Riverdale, whose small population averaged 7,190 during that five-year period, topped the list with a hardship score of 82.7. It was followed by a cluster of community areas with large populations: South Lawndale on the West Side; Gage Park on the Southwest Side; and New City and Englewood on the mid-South Side.

At the other end of the spectrum, the community areas with the least hardship lined the lakefront downtown and on the North Side. The Loop’s hardship score was lowest, at 8.6, thanks in part to a per capita income of more than $62,000 and unemployment rate of 5.2 percent. It was followed by the Near North Side, Lakeview, Lincoln Park and the Near South Side, which includes the South Loop.

The hardship index takes into account six variables to get a fuller picture of a community’s economic condition than a single indicator, such as unemployment, can provide.

In addition to per capita income and unemployment, the index measures the share of the population below the federal poverty line; the share of people over age 25 without a high school diploma; the amount of crowded housing, or housing units with more than one person per room; and amount of dependency, which is the share of the population that is under 18 or over 64.

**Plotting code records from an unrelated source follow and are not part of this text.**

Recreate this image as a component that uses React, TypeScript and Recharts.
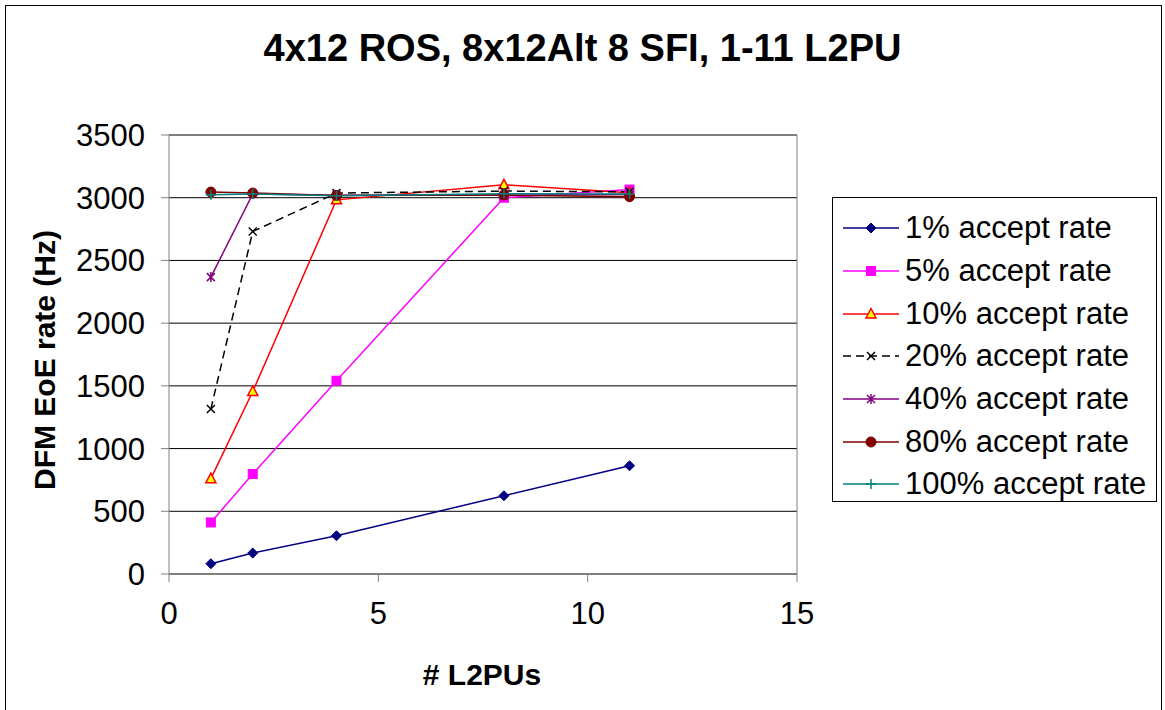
import React from 'react'
import { LineChart, Line, XAxis, YAxis, CartesianGrid, ReferenceLine } from 'recharts'

const FONT = '"Liberation Sans", Arial, sans-serif'

const L2PUS = [1, 2, 4, 8, 11]
const X_TICKS = [0, 5, 10, 15]
const Y_TICKS = [0, 500, 1000, 1500, 2000, 2500, 3000, 3500]

const RATE_1 = [82, 167, 305, 624, 863]
const RATE_5 = [411, 797, 1541, 3000, 3065]
const RATE_10 = [760, 1455, 2983, 3103, 3040]
const RATE_20 = [1315, 2731, 3037, 3053, 3047]
const RATE_40 = [2367, 3030, 3020, 3020, 3025]
const RATE_80 = [3045, 3037, 3018, 3021, 3008]
const RATE_100 = [3023, 3030, 3015, 3031, 3030]

type MarkerKind = 'diamond' | 'square' | 'triangle' | 'cross' | 'star' | 'circle' | 'plus'

const SERIES: { key: string; name: string; values: number[]; color: string; marker: MarkerKind; dash?: string }[] = [
  { key: 'r1', name: '1% accept rate', values: RATE_1, color: '#000080', marker: 'diamond' },
  { key: 'r5', name: '5% accept rate', values: RATE_5, color: '#ff00ff', marker: 'square' },
  { key: 'r10', name: '10% accept rate', values: RATE_10, color: '#ff0000', marker: 'triangle' },
  { key: 'r20', name: '20% accept rate', values: RATE_20, color: '#000000', marker: 'cross', dash: '8 5' },
  { key: 'r40', name: '40% accept rate', values: RATE_40, color: '#800080', marker: 'star' },
  { key: 'r80', name: '80% accept rate', values: RATE_80, color: '#800000', marker: 'circle' },
  { key: 'r100', name: '100% accept rate', values: RATE_100, color: '#008080', marker: 'plus' },
]

const data = L2PUS.map((x, i) => {
  const row: Record<string, number> = { x }
  SERIES.forEach(s => { row[s.key] = s.values[i] })
  return row
})

function Marker({ kind, color, cx, cy }: { kind: MarkerKind; color: string; cx: number; cy: number }) {
  switch (kind) {
    case 'diamond':
      return <path d={`M${cx},${cy - 5} L${cx + 5},${cy} L${cx},${cy + 5} L${cx - 5},${cy} Z`} fill={color} stroke={color} />
    case 'square':
      return <rect x={cx - 4.5} y={cy - 4.5} width={9} height={9} fill={color} stroke={color} />
    case 'triangle':
      return <path d={`M${cx},${cy - 5.5} L${cx + 5},${cy + 4} L${cx - 5},${cy + 4} Z`} fill="#ffff00" stroke={color} strokeWidth={1.5} />
    case 'cross':
      return <path d={`M${cx - 4},${cy - 4} L${cx + 4},${cy + 4} M${cx - 4},${cy + 4} L${cx + 4},${cy - 4}`} stroke={color} strokeWidth={1.5} />
    case 'star':
      return <path d={`M${cx - 4},${cy - 4} L${cx + 4},${cy + 4} M${cx - 4},${cy + 4} L${cx + 4},${cy - 4} M${cx},${cy - 5} L${cx},${cy + 5}`} stroke={color} strokeWidth={1.5} />
    case 'circle':
      return <circle cx={cx} cy={cy} r={5} fill={color} stroke={color} />
    case 'plus':
      return <path d={`M${cx - 5},${cy} L${cx + 5},${cy} M${cx},${cy - 5} L${cx},${cy + 5}`} stroke={color} strokeWidth={1.5} />
  }
}

function Legend() {
  return (
    <div
      style={{
        position: 'absolute',
        left: 832,
        top: 197,
        width: 325,
        height: 305,
        border: '1px solid #000',
        boxSizing: 'border-box',
        background: '#fff',
        paddingTop: 9,
      }}
    >
      {SERIES.map(s => (
        <div key={s.key} style={{ display: 'flex', alignItems: 'center', height: 42.7 }}>
          <svg width={72} height={20} style={{ marginLeft: 6 }}>
            <line x1={4} y1={10} x2={60} y2={10} stroke={s.color} strokeWidth={1.5} strokeDasharray={s.dash} />
            <Marker kind={s.marker} color={s.color} cx={32} cy={10} />
          </svg>
          <span style={{ fontFamily: FONT, fontSize: 31, color: '#000', marginLeft: -6, whiteSpace: 'nowrap' }}>{s.name}</span>
        </div>
      ))}
    </div>
  )
}

export default function App() {
  return (
    <div style={{ position: 'absolute', left: 0, top: 0, width: 1165, height: 710, background: '#fff', overflow: 'hidden' }}>
      <div
        style={{
          position: 'absolute',
          left: 5,
          top: 5,
          width: 1157,
          height: 720,
          border: '1px solid #000',
          boxSizing: 'border-box',
        }}
      />
      <div
        style={{
          position: 'absolute',
          left: 0,
          width: 1165,
          top: 27,
          textAlign: 'center',
          fontFamily: FONT,
          fontWeight: 'bold',
          fontSize: 38,
        }}
      >
        4x12 ROS, 8x12Alt 8 SFI, 1-11 L2PU
      </div>
      <div style={{ position: 'absolute', left: 0, top: 0 }}>
        <LineChart width={1165} height={710} data={data} margin={{ top: 135, right: 368, bottom: 106, left: 0 }}>
          <CartesianGrid vertical={false} stroke="#000" strokeWidth={1} />
          <XAxis
            dataKey="x"
            type="number"
            domain={[0, 15]}
            ticks={X_TICKS}
            height={30}
            stroke="#808080"
            tickSize={8}
            tickMargin={20}
            tick={{ fill: '#000', fontSize: 31, fontFamily: FONT }}
          />
          <YAxis
            type="number"
            domain={[0, 3500]}
            ticks={Y_TICKS}
            width={169}
            stroke="#808080"
            tickSize={8}
            tickMargin={16}
            tick={{ fill: '#000', fontSize: 31, fontFamily: FONT }}
          />
          <ReferenceLine y={3500} stroke="#808080" />
          <ReferenceLine x={15} stroke="#808080" />
          {SERIES.map(s => (
            <Line
              key={s.key}
              type="linear"
              dataKey={s.key}
              name={s.name}
              stroke={s.color}
              strokeWidth={1.5}
              strokeDasharray={s.dash}
              isAnimationActive={false}
              dot={(p: any) => <Marker key={`${s.key}-${p.index}`} kind={s.marker} color={s.color} cx={p.cx} cy={p.cy} />}
              activeDot={false}
            />
          ))}
        </LineChart>
      </div>
      <div
        style={{
          position: 'absolute',
          left: 45,
          top: 360,
          transform: 'translate(-50%, -50%) rotate(-90deg)',
          fontFamily: FONT,
          fontWeight: 'bold',
          fontSize: 30,
          whiteSpace: 'nowrap',
        }}
      >
        DFM EoE rate (Hz)
      </div>
      <div
        style={{
          position: 'absolute',
          left: 482,
          top: 675,
          transform: 'translate(-50%, -50%)',
          fontFamily: FONT,
          fontWeight: 'bold',
          fontSize: 30,
          whiteSpace: 'nowrap',
        }}
      >
        # L2PUs
      </div>
      <Legend />
    </div>
  )
}
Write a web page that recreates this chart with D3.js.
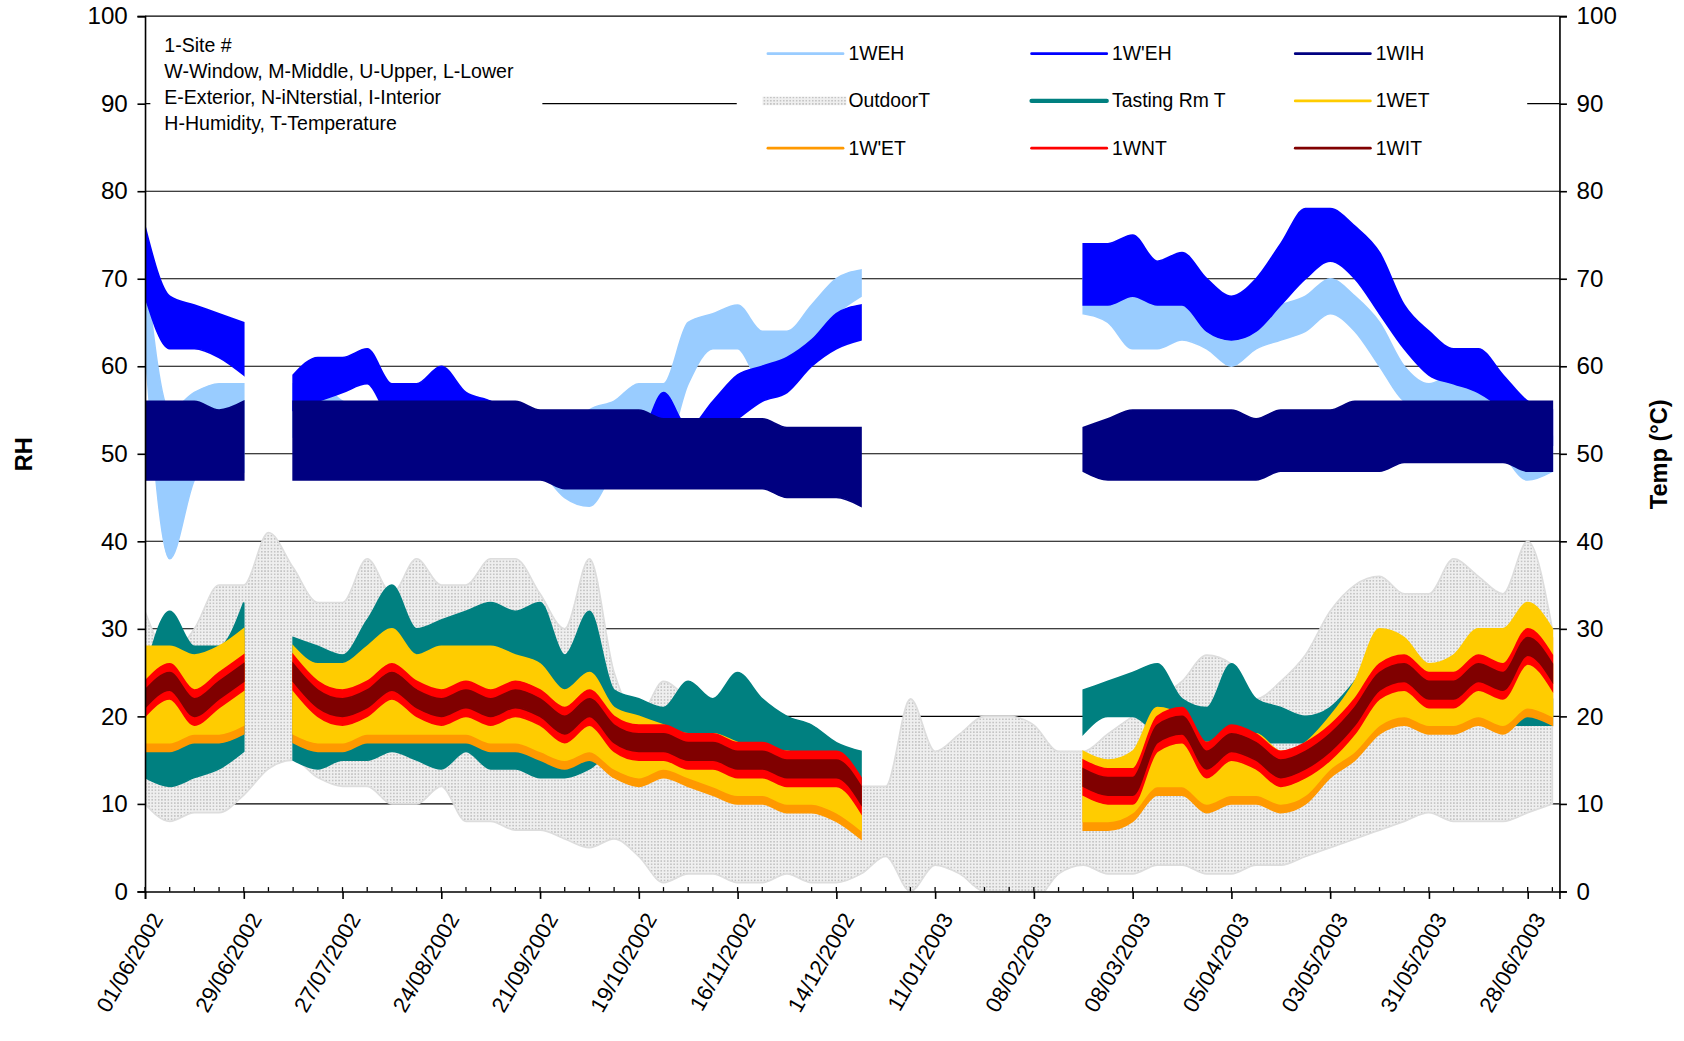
<!DOCTYPE html>
<html lang="en">
<head>
<meta charset="UTF-8">
<title>Site 1 RH and Temperature</title>
<style>
  body { margin: 0; background: #fff; }
  svg text { font-family: "Liberation Sans", Arial, sans-serif; }
</style>
<script src="https://d3js.org/d3.v7.min.js"></script>
</head>
<body>
<svg id="chart" width="1684" height="1041"></svg>
<script>
// weekly samples starting 01/06/2002 (58 weeks); each series stored as low / high of the daily swing
const N = null;
const startDate = new Date(2002, 5, 1);
const weeks = d3.range(58).map(i => d3.timeDay.offset(startDate, i * 7));

const tickLabels = ["01/06/2002","29/06/2002","27/07/2002","24/08/2002","21/09/2002","19/10/2002",
  "16/11/2002","14/12/2002","11/01/2003","08/02/2003","08/03/2003","05/04/2003","03/05/2003",
  "31/05/2003","28/06/2003"];

const weh_lo = [62,38,47,50,48,N,52,54,50,50,48,50,50,50,50,49,48,45,44,48,50,50,58,62,62,58,60,63,66,68,N,N,N,N,N,N,N,N,66,65,62,62,63,62,60,62,63,64,66,64,60,56,55,55,54,50,47,48];
const weh_hi = [72,55,57,58,58,N,58,58,56,55,55,56,56,55,55,54,53,52,55,56,58,58,65,66,67,64,64,67,70,71,N,N,N,N,N,N,N,N,70,69,68,68,68,66,65,66,67,68,70,68,65,60,58,59,58,55,52,52];

const wpeh_lo = [68,62,62,61,59,N,55,56,57,58,54,55,56,53,52,50,49,48,47,47,48,50,48,52,54,56,57,60,62,63,N,N,N,N,N,N,N,N,67,67,68,67,67,64,63,64,67,70,72,70,66,62,59,58,57,55,52,51];
const wpeh_hi = [76,68,67,66,65,N,59,61,61,62,58,58,60,57,56,54,53,52,51,52,52,57,53,56,59,60,61,63,66,67,N,N,N,N,N,N,N,N,74,74,75,72,73,70,68,70,74,78,78,76,73,67,64,62,62,59,56,55];

const wih_lo = [47,47,47,47,47,N,47,47,47,47,47,47,47,47,47,47,47,46,46,46,46,46,46,46,46,46,45,45,45,44,N,N,N,N,N,N,N,N,48,47,47,47,47,47,47,47,48,48,48,48,48,49,49,49,49,49,48,48];
const wih_hi = [56,56,56,55,56,N,56,56,56,56,56,56,56,56,56,56,55,55,55,55,55,54,54,54,54,54,53,53,53,53,N,N,N,N,N,N,N,N,53,54,55,55,55,55,55,54,55,55,55,56,56,56,56,56,56,56,56,56];

const out_lo = [10,8,9,9,11,14,15,13,12,12,10,10,12,8,8,7,7,6,5,6,4,1,2,2,1,1,2,1,1,2,4,0,3,2,0,0,-1,2,3,2,2,3,3,2,2,3,3,4,5,6,7,8,9,8,8,8,9,10];
const out_hi = [32,27,30,35,35,41,37,33,33,38,34,38,35,35,38,38,34,30,38,25,20,24,22,20,18,18,17,16,16,12,12,22,16,18,20,20,19,16,16,18,20,22,24,27,26,22,24,27,32,35,36,34,34,38,36,34,40,30];

const tast_lo = [13,12,13,14,16,N,15,14,15,15,16,15,14,16,14,14,13,13,14,16,16,16,16,16,14,14,14,13,12,12,N,N,N,N,N,N,N,N,18,20,20,18,17,17,18,17,17,17,17,19,20,21,21,21,21,19,19,19];
const tast_hi = [25,32,28,28,33,N,29,28,27,31,35,30,31,32,33,32,33,27,32,23,22,21,24,22,25,22,20,19,17,16,N,N,N,N,N,N,N,N,23,24,25,26,22,21,26,22,21,20,21,24,28,27,25,26,26,24,24,22];

const wpet_lo = [16,16,17,17,18,N,17,16,16,17,17,17,17,17,16,16,15,14,15,13,12,13,12,11,10,10,9,9,8,6,N,N,N,N,N,N,N,N,7,7,8,11,11,9,10,10,9,10,13,15,18,19,18,18,19,18,20,19];
const wpet_hi = [27,27,26,27,29,N,27,25,25,27,29,26,27,27,27,26,25,22,24,20,19,18,17,17,16,15,15,14,14,11,N,N,N,N,N,N,N,N,15,14,15,20,19,16,17,17,15,16,19,23,29,28,25,26,29,29,32,29];

const wet_lo = [17,17,18,18,19,N,18,17,17,18,18,18,18,18,17,17,16,15,16,14,13,14,13,12,11,11,10,10,9,7,N,N,N,N,N,N,N,N,8,8,9,12,12,10,11,11,10,11,14,16,19,20,19,19,20,19,21,20];
const wet_hi = [28,28,27,28,30,N,28,26,26,28,30,27,28,28,28,27,26,23,25,21,20,19,18,18,17,16,16,15,15,12,N,N,N,N,N,N,N,N,16,15,16,21,20,17,18,18,16,17,20,24,30,29,26,27,30,30,33,30];

const wnt_lo = [20,22,19,21,23,N,23,20,19,20,22,20,19,20,19,20,19,17,19,16,15,15,14,14,13,13,12,12,12,9,N,N,N,N,N,N,N,N,11,10,10,16,17,13,15,14,12,13,15,18,22,23,21,21,23,22,26,23];
const wnt_hi = [24,26,23,25,27,N,27,24,23,24,26,24,23,24,23,24,23,21,23,20,19,19,18,18,17,17,16,16,16,13,N,N,N,N,N,N,N,N,15,14,14,20,21,17,19,18,16,17,19,22,26,27,25,25,27,26,30,27];

const wit_lo = [21,23,20,22,24,N,24,21,20,21,23,21,20,21,20,21,20,18,20,17,16,16,15,15,14,14,13,13,13,10,N,N,N,N,N,N,N,N,12,11,11,17,18,14,16,15,13,14,16,19,23,24,22,22,24,23,27,24];
const wit_hi = [23,25,22,24,26,N,26,23,22,23,25,23,22,23,22,23,22,20,22,19,18,18,17,17,16,16,15,15,15,12,N,N,N,N,N,N,N,N,14,13,13,19,20,16,18,17,15,16,18,21,25,26,24,24,26,25,29,26];

const series = [
  { name: "OutdoorT",     lo: out_lo,  hi: out_hi,  color: "#d8d8d8", pattern: true },
  { name: "Tasting Rm T", lo: tast_lo, hi: tast_hi, color: "#008080" },
  { name: "1W'ET",        lo: wpet_lo, hi: wpet_hi, color: "#ff9900" },
  { name: "1WET",         lo: wet_lo,  hi: wet_hi,  color: "#ffcc00" },
  { name: "1WNT",         lo: wnt_lo,  hi: wnt_hi,  color: "#ff0000" },
  { name: "1WIT",         lo: wit_lo,  hi: wit_hi,  color: "#800000" },
  { name: "1WEH",         lo: weh_lo,  hi: weh_hi,  color: "#99ccff" },
  { name: "1W'EH",        lo: wpeh_lo, hi: wpeh_hi, color: "#0000ff" },
  { name: "1WIH",         lo: wih_lo,  hi: wih_hi,  color: "#000080" }
];

const legendOrder = ["1WEH","1W'EH","1WIH","OutdoorT","Tasting Rm T","1WET","1W'ET","1WNT","1WIT"];
const notes = ["1-Site #","W-Window, M-Middle, U-Upper, L-Lower","E-Exterior, N-iNterstial, I-Interior","H-Humidity, T-Temperature"];

// layout was measured on a 1568px wide copy, so everything is scaled up to 1684
const svg = d3.select("#chart").append("g").attr("transform", `scale(${1684 / 1568})`);
const pL = 135, pR = 1452, pT = 15, pB = 830;

const x = d3.scaleTime()
  .domain([startDate, d3.timeDay.offset(startDate, 401)])
  .range([pL, pR]);
const y = d3.scaleLinear().domain([0, 100]).range([pB, pT]);

// dotted pattern for outdoor temperature
const defs = svg.append("defs");
const pat = defs.append("pattern").attr("id", "dots").attr("width", 3).attr("height", 3)
  .attr("patternUnits", "userSpaceOnUse");
pat.append("rect").attr("width", 3).attr("height", 3).attr("fill", "#efefef");
pat.append("rect").attr("width", 1.5).attr("height", 1.5).attr("fill", "#c4c4c4");
defs.append("clipPath").attr("id", "plotclip").append("rect")
  .attr("x", pL).attr("y", pT).attr("width", pR - pL).attr("height", pB - pT);

// gridlines
svg.append("g").selectAll("line").data(d3.range(10, 100, 10)).join("line")
  .attr("x1", pL).attr("x2", pR)
  .attr("y1", d => y(d)).attr("y2", d => y(d))
  .attr("stroke", "#000").attr("stroke-width", 1);

// series bands
const plot = svg.append("g").attr("clip-path", "url(#plotclip)");
series.forEach(s => {
  const area = d3.area()
    .defined((d, i) => s.lo[i] !== null)
    .x(d => x(d))
    .y0((d, i) => y(s.lo[i]))
    .y1((d, i) => y(s.hi[i]))
    .curve(d3.curveMonotoneX);
  plot.append("path").datum(weeks)
    .attr("d", area)
    .attr("fill", s.pattern ? "url(#dots)" : s.color)
    .attr("stroke", s.pattern ? "#dddddd" : s.color)
    .attr("stroke-width", 1.5);
});

// legend boxes (white backgrounds hide the gridline under them)
svg.append("rect").attr("x", 140).attr("y", 26).attr("width", 365).attr("height", 108).attr("fill", "#fff");
svg.append("rect").attr("x", 686).attr("y", 26).attr("width", 736).attr("height", 128).attr("fill", "#fff");

svg.append("g").selectAll("text").data(notes).join("text")
  .attr("x", 153).attr("y", (d, i) => 48 + i * 24.5)
  .attr("font-size", 18.2).text(d => d);

const lg = svg.append("g");
legendOrder.forEach((name, i) => {
  const s = series.find(t => t.name === name);
  const col = i % 3, row = Math.floor(i / 3);
  const lx = 715 + col * 245.5, ly = 50 + row * 44;
  if (s.pattern) {
    lg.append("rect").attr("x", lx - 5).attr("y", ly - 4).attr("width", 78).attr("height", 8).attr("fill", "url(#dots)");
  } else {
    lg.append("line").attr("x1", lx).attr("x2", lx + 70).attr("y1", ly).attr("y2", ly)
      .attr("stroke", s.color).attr("stroke-width", name === "Tasting Rm T" ? 4 : 2.5)
      .attr("stroke-linecap", "round");
  }
  lg.append("text").attr("x", lx + 75).attr("y", ly + 6).attr("font-size", 18).text(name);
});

// axes
const yl = svg.append("g").attr("transform", `translate(${pL},0)`)
  .call(d3.axisLeft(y).ticks(10).tickSize(7).tickPadding(9));
const yr = svg.append("g").attr("transform", `translate(${pR},0)`)
  .call(d3.axisRight(y).ticks(10).tickSize(7).tickPadding(9));
[yl, yr].forEach(g => {
  g.selectAll("text").attr("font-size", 22.5).attr("fill", "#000");
  g.selectAll("line, path").attr("stroke", "#000").attr("stroke-width", 1.5);
});
svg.append("line").attr("x1", pL).attr("x2", pR).attr("y1", pT).attr("y2", pT).attr("stroke", "#000");

// weekly minor ticks pointing into the plot
svg.append("g").selectAll("line").data(weeks).join("line")
  .attr("x1", d => x(d)).attr("x2", d => x(d))
  .attr("y1", pB).attr("y2", pB - 4)
  .attr("stroke", "#000").attr("stroke-width", 1.2);

const tickDates = tickLabels.map(d3.timeParse("%d/%m/%Y"));
const xa = svg.append("g").attr("transform", `translate(0,${pB})`)
  .call(d3.axisBottom(x).tickValues(tickDates).tickFormat(d3.timeFormat("%d/%m/%Y")).tickSize(7));
xa.selectAll("line, path").attr("stroke", "#000").attr("stroke-width", 1.5);
xa.selectAll("text")
  .attr("font-size", 20.5).attr("fill", "#000")
  .attr("text-anchor", "end")
  .attr("transform", "translate(0,6) rotate(-60)")
  .attr("dx", "-0.4em").attr("dy", "0.7em");

svg.append("text").attr("transform", "translate(30,423) rotate(-90)")
  .attr("text-anchor", "middle").attr("font-size", 22).attr("font-weight", "bold").text("RH");
svg.append("text").attr("transform", "translate(1552,423) rotate(-90)")
  .attr("text-anchor", "middle").attr("font-size", 22).attr("font-weight", "bold").text("Temp (°C)");
</script>
</body>
</html>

In South Lawndale, 54 percent of the over-25 population has no high school diploma. In the Near North Side, which includes neighborhoods like River North, it’s 2.4 percent.

The index, developed by Brookings Institution researchers in the 1970s to compare the nation’s largest cities, was used by the city of Chicago several years ago to measure hardship in the community areas based on 2008 to 2012 five-year averages. Those findings shouldn’t be compared with the new ranking because of overlapping time frames, said Wilson, citing guidelines from the American Community Survey.

Wilson said he wanted to produce a ranking with the most recent data available, and to offer deeper insight into local conditions.

“When we can combine all those things we get a much better understanding of the conditions and the needs,” he said.